**Data provided:**
---+---

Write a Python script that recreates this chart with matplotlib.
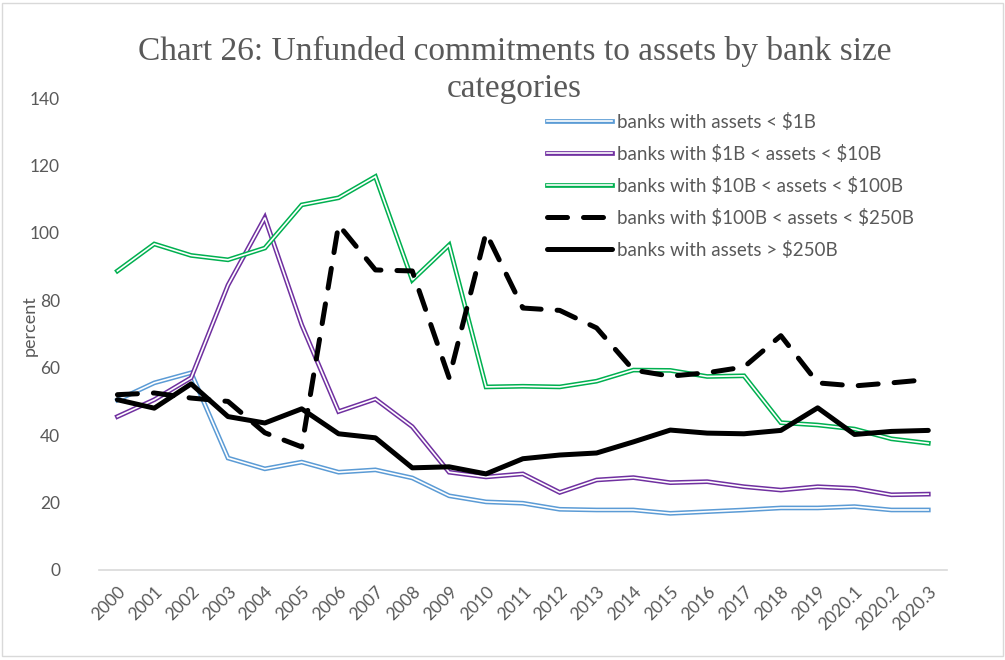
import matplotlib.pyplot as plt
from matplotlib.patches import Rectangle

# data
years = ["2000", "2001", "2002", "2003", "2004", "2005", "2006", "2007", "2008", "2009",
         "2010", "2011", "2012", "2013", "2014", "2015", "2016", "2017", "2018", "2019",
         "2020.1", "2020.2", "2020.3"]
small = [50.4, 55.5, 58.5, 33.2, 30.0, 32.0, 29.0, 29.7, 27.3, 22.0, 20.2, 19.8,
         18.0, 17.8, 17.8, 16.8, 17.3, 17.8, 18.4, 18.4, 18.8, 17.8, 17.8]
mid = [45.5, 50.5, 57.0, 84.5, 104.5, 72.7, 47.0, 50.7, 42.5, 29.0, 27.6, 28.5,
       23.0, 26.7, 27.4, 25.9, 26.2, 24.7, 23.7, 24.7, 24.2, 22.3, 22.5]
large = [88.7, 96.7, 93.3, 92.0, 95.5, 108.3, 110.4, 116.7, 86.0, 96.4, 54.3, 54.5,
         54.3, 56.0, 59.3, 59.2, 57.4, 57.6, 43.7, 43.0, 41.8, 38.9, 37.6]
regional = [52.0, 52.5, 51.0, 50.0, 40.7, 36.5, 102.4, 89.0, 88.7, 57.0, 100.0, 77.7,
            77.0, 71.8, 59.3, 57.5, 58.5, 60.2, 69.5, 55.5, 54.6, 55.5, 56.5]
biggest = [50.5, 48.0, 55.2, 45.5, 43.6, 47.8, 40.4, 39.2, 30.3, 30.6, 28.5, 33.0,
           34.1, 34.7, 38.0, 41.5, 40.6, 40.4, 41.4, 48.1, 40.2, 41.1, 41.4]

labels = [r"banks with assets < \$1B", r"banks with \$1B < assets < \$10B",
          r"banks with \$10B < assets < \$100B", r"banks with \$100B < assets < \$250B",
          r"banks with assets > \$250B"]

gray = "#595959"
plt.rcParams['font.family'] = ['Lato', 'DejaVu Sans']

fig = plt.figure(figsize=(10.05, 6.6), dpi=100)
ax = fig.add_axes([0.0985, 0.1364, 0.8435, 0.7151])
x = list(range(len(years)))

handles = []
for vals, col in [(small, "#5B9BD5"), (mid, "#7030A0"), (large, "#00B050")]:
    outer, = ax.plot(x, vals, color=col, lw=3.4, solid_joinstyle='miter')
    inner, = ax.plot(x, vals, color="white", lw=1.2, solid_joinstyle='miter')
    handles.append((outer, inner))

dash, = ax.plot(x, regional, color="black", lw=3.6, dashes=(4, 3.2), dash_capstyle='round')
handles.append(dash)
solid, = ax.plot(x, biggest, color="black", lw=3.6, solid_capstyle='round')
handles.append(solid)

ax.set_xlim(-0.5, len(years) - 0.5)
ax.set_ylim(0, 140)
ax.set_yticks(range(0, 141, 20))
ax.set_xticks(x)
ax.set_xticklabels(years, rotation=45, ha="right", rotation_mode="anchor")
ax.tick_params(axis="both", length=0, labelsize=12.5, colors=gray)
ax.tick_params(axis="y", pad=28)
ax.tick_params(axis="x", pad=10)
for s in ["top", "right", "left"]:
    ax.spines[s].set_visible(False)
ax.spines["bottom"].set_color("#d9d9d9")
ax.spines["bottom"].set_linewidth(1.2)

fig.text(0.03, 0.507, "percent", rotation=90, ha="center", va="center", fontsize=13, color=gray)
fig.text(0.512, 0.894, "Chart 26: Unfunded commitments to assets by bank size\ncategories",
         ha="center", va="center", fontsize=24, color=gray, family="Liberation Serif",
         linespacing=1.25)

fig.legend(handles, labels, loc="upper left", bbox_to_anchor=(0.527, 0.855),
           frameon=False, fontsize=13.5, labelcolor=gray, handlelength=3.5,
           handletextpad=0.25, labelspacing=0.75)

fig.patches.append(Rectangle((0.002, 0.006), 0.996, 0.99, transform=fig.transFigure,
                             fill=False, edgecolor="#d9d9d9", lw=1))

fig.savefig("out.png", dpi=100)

---+---

**Set problem:** Give back exactly the lines from the first line of the data through the line with "from matplotlib.patches import Rectangle", pictures excluded.

**Answer in full:**
Write a Python script that recreates this chart with matplotlib.
import matplotlib.pyplot as plt
from matplotlib.patches import Rectangle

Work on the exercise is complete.